Task Force to Be Formed on Recommended Disclosure Guidance

FORT LAUDERDALE, Fla. In response to stepped up Securities and Exchange Commission enforcement actions against individual public finance officials for alleged disclosure failures, the Government Finance Officers Association's committee on debt management moved Saturday to form a task force to create new guidance.

The task force is charged with drafting a recommended practice that includes an introduction to disclosure obligations with a "plain-language" explanation of the SEC's Rule 15c2-12 on disclosure as well as outlining suggestions for crafting official statements and continuing disclosures, and detailing the differences in responsibilities between issuer staff and elected officials, according to an outline distributed at the committee's meeting on Saturday.

The committee is still recruiting members to join the task force but hopes to have a draft of the disclosure RP completed by the group's winter meeting in January.

The task force comes after the SEC in April filed securities fraud charges against five former San Diego officials claiming, among other things, that they made false and misleading statements in connection with $260 million of muni securities the city issued in 2002 and 2003.

A member of the debt committee said the SEC's San Diego suit is "appalling and very frightening" because it revolves around the projections of pension obligations that are "not that different from the things we deal with on a day-to-day basis." The perception among many of the members of the committee, he said, is that the SEC is starting to blur the line between projections and facts in terms of what issuers need to disclose.

He also stressed that it is unusual for the SEC to file charges against individual governmental officials, noting that historically the SEC has resorted to cease-and-desist orders against governmental issuers.

The push to establish a disclosure RP comes as the committee is seeking guidance from the SEC on disclosure requirements for issuers who have sold bonds that are wrapped by bond insurers whose ratings have been downgraded by credit ratings agencies.

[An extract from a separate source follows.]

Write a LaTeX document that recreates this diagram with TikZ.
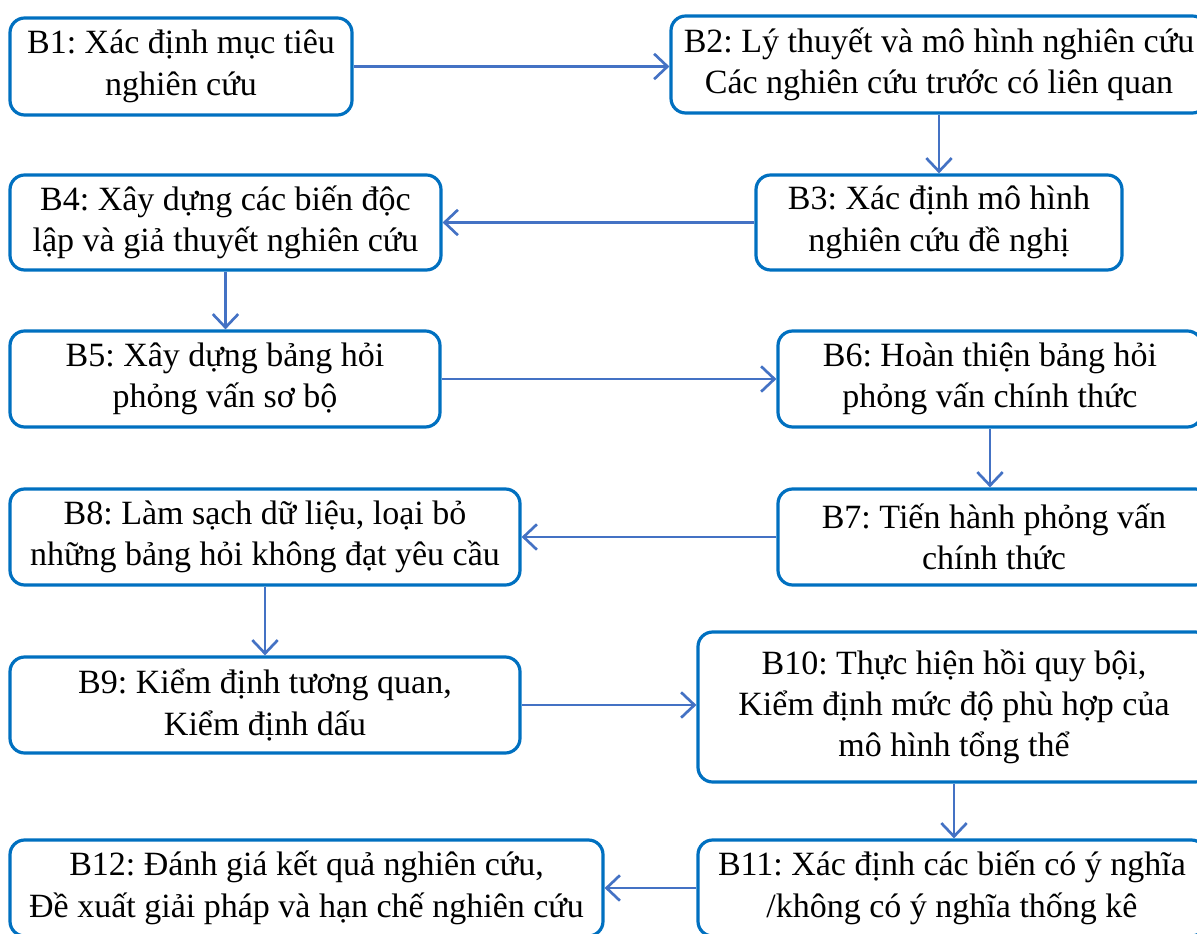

In a February letter to the SEC that the GFOA disclosed Saturday, Frank Hoadley, the debt committee's chairman, asked for clarification on whether issuers must provide material event notices relating to bond insurer rating downgrades, even if insurance from the insurer was added to their bonds without their knowledge. Hoadley said that he has not received a response to the letter.

Some committee members believe it is unreasonable to expect state and local governments to file material event notices when the ratings on the insurance wrapping their bonds but not their bonds' underlying ratings change.

Hoadley, Wisconsin's capital finance director, said that the SEC's Rule 15c2-12 places an impossible burden on issuers in such circumstances because they have not been formally told by either the rating agencies or the bond insurers that the insurers' ratings have been lowered.

"It's hard to disclose what you don't know as a matter of fact," he said.

A second letter that Hoadley sent to all three major credit rating agencies in February resulted in conference calls with the rating agencies but no agreement for them to formally communicate bond insurance downgrades to issuers, Hoadley said.

At Saturday's debt committee meeting, members from different jurisdictions described their various approaches to the issue of disclosing that insurers of their bonds have been downgraded.

One finance director said he has filed notices generally that insurers of his bonds have been downgraded, while another said she has filed notices on each insured bond when the insurer has been downgraded. Another member said he would not file any disclosures and has instructed his bond counsel to draft a legal document explaining why.

Under 15c2-12, a dealer may not underwrite munis unless the issuer of the bonds has contractually agreed to disclose to nationally-recognized repositories financial and operating information at least annually, as well as the occurrence of any of 11 specified material events, such as rating changes, bond calls, and adverse tax opinions, or events affecting the tax-exempt status of the bonds.

Though Hoadley has received no response from the SEC, his letter came after the commission distributed two pieces of guidance to bond attorneys earlier this year meant to clarify issuers' roles amid the rating downgrades of insurers.

The first, which the commission informally sent to the National Association of Bond Lawyers on Jan. 18, stated that issuers did not need to file material event notices notifying investors of the initial Fitch Ratings' downgrade of Ambac Assurance Corp. to double-A from triple-A because "press coverage had been so widespread and extensive."

But in a Feb. 6 clarification, which some attorneys saw as a reversal, the SEC stated that the Jan. 18 notice only applied to the reporting of the rating downgrades to the insurers and not to the wrapped securities that were downgraded as a result.